**What you need to do**
Everything from the first line down to the line containing "const survYTickValues = [0, 0.2, 0.4, 0.6, 0.8, 1.0];" is to be retyped exactly, both ends included, with pictures left out.

**Data section**
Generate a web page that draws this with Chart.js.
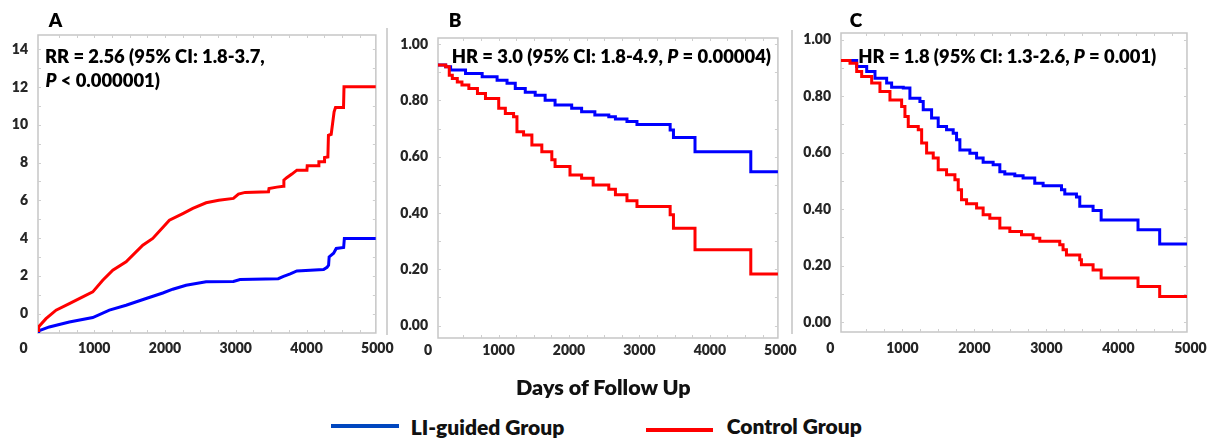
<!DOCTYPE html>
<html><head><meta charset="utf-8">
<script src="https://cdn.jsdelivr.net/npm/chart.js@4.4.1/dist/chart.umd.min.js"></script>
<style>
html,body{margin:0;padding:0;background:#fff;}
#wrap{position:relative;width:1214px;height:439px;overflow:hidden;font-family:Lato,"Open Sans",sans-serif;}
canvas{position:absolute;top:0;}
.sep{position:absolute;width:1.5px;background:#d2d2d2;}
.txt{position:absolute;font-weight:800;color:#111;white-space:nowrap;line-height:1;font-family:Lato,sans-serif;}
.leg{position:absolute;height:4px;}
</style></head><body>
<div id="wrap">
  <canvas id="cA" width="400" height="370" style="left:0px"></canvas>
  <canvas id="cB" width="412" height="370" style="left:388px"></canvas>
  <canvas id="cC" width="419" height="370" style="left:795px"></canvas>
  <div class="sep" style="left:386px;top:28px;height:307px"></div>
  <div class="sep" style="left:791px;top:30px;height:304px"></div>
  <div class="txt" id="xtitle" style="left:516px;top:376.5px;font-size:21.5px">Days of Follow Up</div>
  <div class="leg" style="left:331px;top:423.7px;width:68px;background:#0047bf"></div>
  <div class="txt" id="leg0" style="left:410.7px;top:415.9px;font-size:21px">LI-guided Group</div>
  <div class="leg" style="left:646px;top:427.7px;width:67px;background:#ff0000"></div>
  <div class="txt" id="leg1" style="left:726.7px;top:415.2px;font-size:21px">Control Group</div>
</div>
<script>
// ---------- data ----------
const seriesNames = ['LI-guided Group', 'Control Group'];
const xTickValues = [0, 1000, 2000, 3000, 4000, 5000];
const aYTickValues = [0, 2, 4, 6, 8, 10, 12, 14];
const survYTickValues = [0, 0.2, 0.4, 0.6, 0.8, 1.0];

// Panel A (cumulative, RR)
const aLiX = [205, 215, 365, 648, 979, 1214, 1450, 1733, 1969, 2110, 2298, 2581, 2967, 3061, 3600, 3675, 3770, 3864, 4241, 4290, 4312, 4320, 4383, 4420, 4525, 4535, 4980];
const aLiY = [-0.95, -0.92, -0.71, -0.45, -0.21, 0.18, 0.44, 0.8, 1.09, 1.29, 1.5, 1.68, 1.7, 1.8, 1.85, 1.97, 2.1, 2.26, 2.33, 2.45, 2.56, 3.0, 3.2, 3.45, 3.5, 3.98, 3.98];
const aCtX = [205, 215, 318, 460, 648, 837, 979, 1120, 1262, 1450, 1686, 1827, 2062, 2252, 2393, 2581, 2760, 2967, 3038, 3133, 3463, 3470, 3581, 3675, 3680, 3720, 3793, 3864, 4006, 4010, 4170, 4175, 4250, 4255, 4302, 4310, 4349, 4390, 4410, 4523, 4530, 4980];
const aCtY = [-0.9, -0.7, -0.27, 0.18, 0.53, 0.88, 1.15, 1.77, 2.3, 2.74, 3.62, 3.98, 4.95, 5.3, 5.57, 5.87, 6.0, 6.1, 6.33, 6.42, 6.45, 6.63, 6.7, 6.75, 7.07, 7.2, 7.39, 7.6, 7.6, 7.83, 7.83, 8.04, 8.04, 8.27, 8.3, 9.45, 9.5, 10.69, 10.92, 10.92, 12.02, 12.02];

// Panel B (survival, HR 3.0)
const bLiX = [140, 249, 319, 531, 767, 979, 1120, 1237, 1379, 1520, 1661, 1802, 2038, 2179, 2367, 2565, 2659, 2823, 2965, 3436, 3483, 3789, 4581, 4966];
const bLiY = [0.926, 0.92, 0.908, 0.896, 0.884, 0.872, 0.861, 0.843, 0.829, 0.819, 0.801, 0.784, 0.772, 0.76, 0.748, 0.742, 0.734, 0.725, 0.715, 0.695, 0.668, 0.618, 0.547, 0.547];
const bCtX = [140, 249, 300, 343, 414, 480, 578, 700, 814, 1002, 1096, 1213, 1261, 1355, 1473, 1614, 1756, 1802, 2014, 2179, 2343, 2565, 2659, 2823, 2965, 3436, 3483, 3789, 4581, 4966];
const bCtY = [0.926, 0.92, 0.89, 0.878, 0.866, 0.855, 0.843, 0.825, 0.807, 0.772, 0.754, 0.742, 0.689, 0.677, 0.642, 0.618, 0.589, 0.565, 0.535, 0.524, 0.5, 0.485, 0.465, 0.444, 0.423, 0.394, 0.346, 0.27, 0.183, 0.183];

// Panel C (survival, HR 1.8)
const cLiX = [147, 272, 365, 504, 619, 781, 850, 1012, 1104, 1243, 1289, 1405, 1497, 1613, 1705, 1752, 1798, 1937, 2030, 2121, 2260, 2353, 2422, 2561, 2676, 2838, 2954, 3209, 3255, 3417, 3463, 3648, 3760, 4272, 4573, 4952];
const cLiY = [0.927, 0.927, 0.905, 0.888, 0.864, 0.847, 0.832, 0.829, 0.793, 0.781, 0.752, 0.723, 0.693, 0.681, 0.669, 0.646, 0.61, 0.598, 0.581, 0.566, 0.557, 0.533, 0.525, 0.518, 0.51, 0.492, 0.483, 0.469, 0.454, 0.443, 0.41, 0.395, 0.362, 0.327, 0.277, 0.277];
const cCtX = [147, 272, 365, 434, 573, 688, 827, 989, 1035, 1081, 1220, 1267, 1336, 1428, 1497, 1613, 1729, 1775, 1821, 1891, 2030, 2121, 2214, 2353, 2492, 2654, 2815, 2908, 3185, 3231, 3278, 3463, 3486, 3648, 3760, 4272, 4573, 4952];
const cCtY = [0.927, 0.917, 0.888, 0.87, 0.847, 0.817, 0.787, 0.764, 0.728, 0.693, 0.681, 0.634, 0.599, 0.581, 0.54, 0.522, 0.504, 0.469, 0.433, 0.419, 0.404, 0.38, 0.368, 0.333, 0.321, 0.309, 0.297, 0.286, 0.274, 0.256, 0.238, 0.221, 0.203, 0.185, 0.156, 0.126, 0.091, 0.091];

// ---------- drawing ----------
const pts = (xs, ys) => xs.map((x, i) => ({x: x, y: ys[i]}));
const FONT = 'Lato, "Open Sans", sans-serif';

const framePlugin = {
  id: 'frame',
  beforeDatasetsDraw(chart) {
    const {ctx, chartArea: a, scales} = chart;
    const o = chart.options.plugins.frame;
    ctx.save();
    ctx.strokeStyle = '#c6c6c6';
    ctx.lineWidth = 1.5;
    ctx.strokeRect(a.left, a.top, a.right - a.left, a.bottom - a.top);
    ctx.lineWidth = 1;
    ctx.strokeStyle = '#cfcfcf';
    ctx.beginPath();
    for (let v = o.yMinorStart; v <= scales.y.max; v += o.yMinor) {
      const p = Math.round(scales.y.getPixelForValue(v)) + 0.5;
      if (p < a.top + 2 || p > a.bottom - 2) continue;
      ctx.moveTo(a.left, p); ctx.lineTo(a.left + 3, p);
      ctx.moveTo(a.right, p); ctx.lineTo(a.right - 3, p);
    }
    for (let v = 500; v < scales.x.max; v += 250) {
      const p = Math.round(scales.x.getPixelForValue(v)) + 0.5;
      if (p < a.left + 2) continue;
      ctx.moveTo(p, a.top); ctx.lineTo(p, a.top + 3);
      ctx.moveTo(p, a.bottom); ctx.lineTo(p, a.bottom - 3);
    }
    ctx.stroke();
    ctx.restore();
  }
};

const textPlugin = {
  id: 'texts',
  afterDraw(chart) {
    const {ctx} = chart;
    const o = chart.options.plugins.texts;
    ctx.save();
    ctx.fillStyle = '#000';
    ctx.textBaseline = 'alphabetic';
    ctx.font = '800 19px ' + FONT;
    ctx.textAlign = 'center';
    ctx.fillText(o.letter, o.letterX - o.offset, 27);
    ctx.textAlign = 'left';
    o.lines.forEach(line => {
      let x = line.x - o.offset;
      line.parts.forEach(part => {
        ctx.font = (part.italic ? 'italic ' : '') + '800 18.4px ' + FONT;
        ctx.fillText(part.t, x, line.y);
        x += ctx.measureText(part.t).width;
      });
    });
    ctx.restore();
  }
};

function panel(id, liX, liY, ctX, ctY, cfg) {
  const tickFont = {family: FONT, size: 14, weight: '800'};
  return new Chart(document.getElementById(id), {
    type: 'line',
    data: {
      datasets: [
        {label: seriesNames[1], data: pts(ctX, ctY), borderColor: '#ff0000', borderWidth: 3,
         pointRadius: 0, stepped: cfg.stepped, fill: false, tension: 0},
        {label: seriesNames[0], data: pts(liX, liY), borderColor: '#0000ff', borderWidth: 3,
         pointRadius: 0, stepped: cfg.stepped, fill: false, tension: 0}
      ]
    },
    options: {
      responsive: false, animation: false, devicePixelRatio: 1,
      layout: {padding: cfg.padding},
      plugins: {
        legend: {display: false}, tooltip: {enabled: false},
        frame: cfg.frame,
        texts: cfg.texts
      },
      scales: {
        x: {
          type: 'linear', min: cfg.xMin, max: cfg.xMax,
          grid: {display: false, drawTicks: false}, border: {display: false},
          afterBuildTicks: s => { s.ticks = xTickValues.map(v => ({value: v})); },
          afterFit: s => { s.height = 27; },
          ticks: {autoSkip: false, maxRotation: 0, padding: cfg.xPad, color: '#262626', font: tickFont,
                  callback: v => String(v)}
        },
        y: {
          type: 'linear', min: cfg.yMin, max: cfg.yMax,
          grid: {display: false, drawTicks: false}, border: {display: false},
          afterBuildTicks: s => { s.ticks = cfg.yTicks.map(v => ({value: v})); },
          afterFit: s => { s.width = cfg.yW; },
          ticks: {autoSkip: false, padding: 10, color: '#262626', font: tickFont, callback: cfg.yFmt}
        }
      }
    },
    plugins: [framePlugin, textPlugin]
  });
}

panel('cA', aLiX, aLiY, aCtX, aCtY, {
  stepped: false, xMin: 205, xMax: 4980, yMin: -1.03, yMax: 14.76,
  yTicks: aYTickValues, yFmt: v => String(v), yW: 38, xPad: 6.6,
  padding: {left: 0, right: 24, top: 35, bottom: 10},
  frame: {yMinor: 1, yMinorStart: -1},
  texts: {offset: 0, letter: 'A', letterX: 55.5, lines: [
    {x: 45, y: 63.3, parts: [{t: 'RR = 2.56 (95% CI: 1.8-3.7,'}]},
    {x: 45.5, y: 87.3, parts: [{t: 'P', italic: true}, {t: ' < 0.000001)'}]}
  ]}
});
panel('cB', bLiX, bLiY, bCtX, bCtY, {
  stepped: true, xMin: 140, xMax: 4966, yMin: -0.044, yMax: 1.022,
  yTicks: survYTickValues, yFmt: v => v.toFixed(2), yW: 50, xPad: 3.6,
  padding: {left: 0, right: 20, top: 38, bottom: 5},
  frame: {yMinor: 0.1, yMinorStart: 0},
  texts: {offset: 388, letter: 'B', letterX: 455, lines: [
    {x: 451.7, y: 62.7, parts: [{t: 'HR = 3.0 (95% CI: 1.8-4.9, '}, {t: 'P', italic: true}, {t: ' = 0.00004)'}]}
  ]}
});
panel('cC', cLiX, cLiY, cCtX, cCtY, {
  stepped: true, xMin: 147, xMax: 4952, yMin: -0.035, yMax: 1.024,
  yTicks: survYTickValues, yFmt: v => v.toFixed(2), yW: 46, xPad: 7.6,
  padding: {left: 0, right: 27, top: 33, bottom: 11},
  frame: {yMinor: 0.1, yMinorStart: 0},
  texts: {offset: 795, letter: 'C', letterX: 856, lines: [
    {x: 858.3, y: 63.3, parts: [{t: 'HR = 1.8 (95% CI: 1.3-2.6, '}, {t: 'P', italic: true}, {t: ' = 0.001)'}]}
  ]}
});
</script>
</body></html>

**Solved problem**
Generate a web page that draws this with Chart.js.
<!DOCTYPE html>
<html><head><meta charset="utf-8">
<script src="https://cdn.jsdelivr.net/npm/chart.js@4.4.1/dist/chart.umd.min.js"></script>
<style>
html,body{margin:0;padding:0;background:#fff;}
#wrap{position:relative;width:1214px;height:439px;overflow:hidden;font-family:Lato,"Open Sans",sans-serif;}
canvas{position:absolute;top:0;}
.sep{position:absolute;width:1.5px;background:#d2d2d2;}
.txt{position:absolute;font-weight:800;color:#111;white-space:nowrap;line-height:1;font-family:Lato,sans-serif;}
.leg{position:absolute;height:4px;}
</style></head><body>
<div id="wrap">
  <canvas id="cA" width="400" height="370" style="left:0px"></canvas>
  <canvas id="cB" width="412" height="370" style="left:388px"></canvas>
  <canvas id="cC" width="419" height="370" style="left:795px"></canvas>
  <div class="sep" style="left:386px;top:28px;height:307px"></div>
  <div class="sep" style="left:791px;top:30px;height:304px"></div>
  <div class="txt" id="xtitle" style="left:516px;top:376.5px;font-size:21.5px">Days of Follow Up</div>
  <div class="leg" style="left:331px;top:423.7px;width:68px;background:#0047bf"></div>
  <div class="txt" id="leg0" style="left:410.7px;top:415.9px;font-size:21px">LI-guided Group</div>
  <div class="leg" style="left:646px;top:427.7px;width:67px;background:#ff0000"></div>
  <div class="txt" id="leg1" style="left:726.7px;top:415.2px;font-size:21px">Control Group</div>
</div>
<script>
// ---------- data ----------
const seriesNames = ['LI-guided Group', 'Control Group'];
const xTickValues = [0, 1000, 2000, 3000, 4000, 5000];
const aYTickValues = [0, 2, 4, 6, 8, 10, 12, 14];
const survYTickValues = [0, 0.2, 0.4, 0.6, 0.8, 1.0];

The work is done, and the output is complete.